Foreclosing on properties is one option for dealing with loan defaults, but it holds some disadvantages for both the lender and the borrower. An alternative which can benefit both lender and borrower is a Deed in Lieu of Foreclosure.
Overview of Deeds in Lieu of Foreclosure
Texas offers many different types of deeds specific to each type of real estate transaction. A Deed in Lieu of Foreclosure provides a process for allowing a borrower to avoid foreclosure by transferring a title of property to a lender. Flag-Redfern Oil Co. v. Humble Expl. Co., Inc., 744 S.W.2d 6, 8 (Tex. 1987); Glenn v. Lucas, 376 S.W.3d 268, 276 n.14 (Tex. App.--Texarkana 2012, no. pet.).
While Texas law does not provide specific statutory guidelines for drafting a Deed in Lieu of Foreclosure, the format follows the format of a general warranty deed or a special warranty deed. The DILF will usually make direct reference to any underlying liens, indicating whether or not the borrower is relinquishing responsibility for those debts or liens. Often the Deed in Lieu of Foreclosure prohibits the merger of loan documents, including liens or security interests with the property title. Although the title says “in Lieu of,” the lender also may retain the right to sell and foreclose under the existing deed of trust.
Most deeds given in lieu of foreclosure include settlement and compromise agreements which clearly define the parties’ understanding and acceptance of the delivery of the Deed in Lieu of Foreclosure.
The Lender and the Deed in Lieu of Foreclosure
Foreclosure is a costly process for both the lender and the borrower. A lender who accepts a Deed in Lieu of Foreclosure can often resolve a situation more quickly and at a lower cost than foreclosing on a property. If the amount of debt for a property is less than the property value, accepting a Deed in Lieu of Foreclosure makes good sense for a lender.
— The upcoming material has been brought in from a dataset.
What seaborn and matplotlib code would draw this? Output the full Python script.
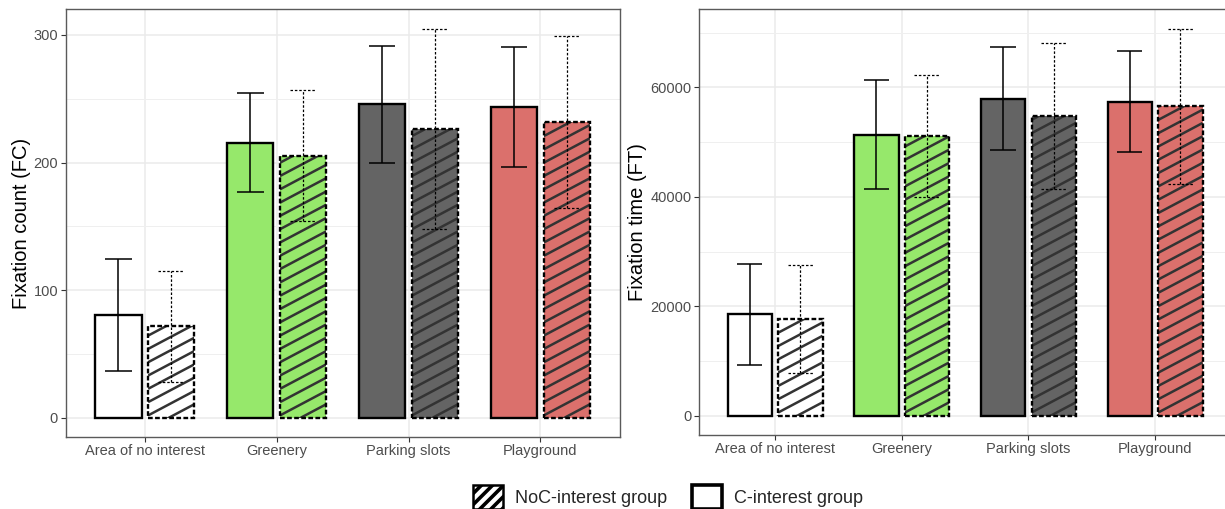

Another advantage for the lender is that a Deed in Lieu of Foreclosure does not actually prevent a lender from foreclosing on the property in the future. A lender may still foreclose after a DILF is in place by electing not to void the deed. Tex. Prop. Code § 51.06 (e). (A second method for foreclosing after a deed in lieu necessitates the lender void the Deed in Lieu of Foreclosure.) Tex. Prop. Code §51.006 (d).
The option to void a Deed in Lieu of Foreclosure further protects the lender. According to Tex. Prop. Code § 51.006 (b), if the property has undisclosed debts or liens, the lender can void the Deed in Lieu of Foreclosure. However, the lender does have the obligation to review the title since it should be properly recorded and made available to the lender. Id. § 13.002.
The Borrower and the Deed in Lieu of Foreclosure
A borrower also benefits from a Deed in Lieu of Foreclosure. By avoiding bankruptcy or foreclosure, the borrower can avoid the negative impact on credit ratings, especially helpful for future real estate and investment opportunities. Depending on the guaranty agreements, a borrower may benefit financially as well, particularly if the value of the property is high, and the borrower is willing to negotiate with the lender. For example, a borrower might negotiate to prevent the lender from suing the borrower. The agreements and settlements which accompany the Deed in Lieu of Foreclosure should specify the representation and warranties of the borrower.
It’s important to note, however, that while a borrower may strongly desire a Deed in Lieu of Foreclosure, the borrower cannot actually force a lender to accept one. Martin v. Uvalde Sav. & Loan Ass'n, 773 S.W.2d 808, 812 (Tex. App.--San Antonio, 1989, no pet.).
Transferring property by Deed in Lieu of Foreclosure can benefit all parties involved. However, the process is quite complex. A borrower or lender should consult a real estate attorney who knows how best to navigate the challenges of conveying property.